Russian court extends US reporter’s detention by three months, US reacts
A Russian court on Tuesday extended by three months the detention of Evan Gershkovich, a Wall Street Journal journalist who was arrested in March on claims of spying that he denies.
“The court granted the investigator’s request to extend the measure of restraint in the form of detention until August 30,” state-run agency RIA Novosti reported, citing court officials.
The FSB arrested Gershkovich, a US citizen, on March 29 in the Urals city of Yekaterinburg on charges that carry a possible 20-year prison sentence. It accused him of collecting state secrets about the military industrial complex.
TASS said a remand hearing was under way at Moscow’s Lefortovo court.
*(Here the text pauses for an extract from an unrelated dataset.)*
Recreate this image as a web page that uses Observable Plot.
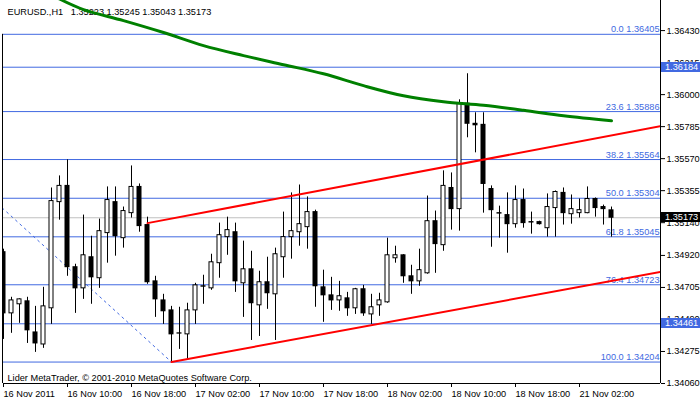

Gershkovich is currently remanded in pre-trial detention until May 29. A reporter for the American news network CNN tweeted that Gershkovich’s parents were at court for the hearing.
Gershkovich and the Journal both deny the espionage charges, which US President Joe Biden called illegal, and the United States has officially deemed him “wrongfully detained”.
The Kremlin has said Gershkovich, the first US journalist detained in Russia on espionage charges since the end of the Cold War, was caught “red-handed.”
“He shouldn’t be detained at all. Journalism is not a crime. He needs to be released immediately,” White House national security spokesman John Kirby told CNN. “We’re still going to work very, very hard to see if we can get him home with his family where he belongs.”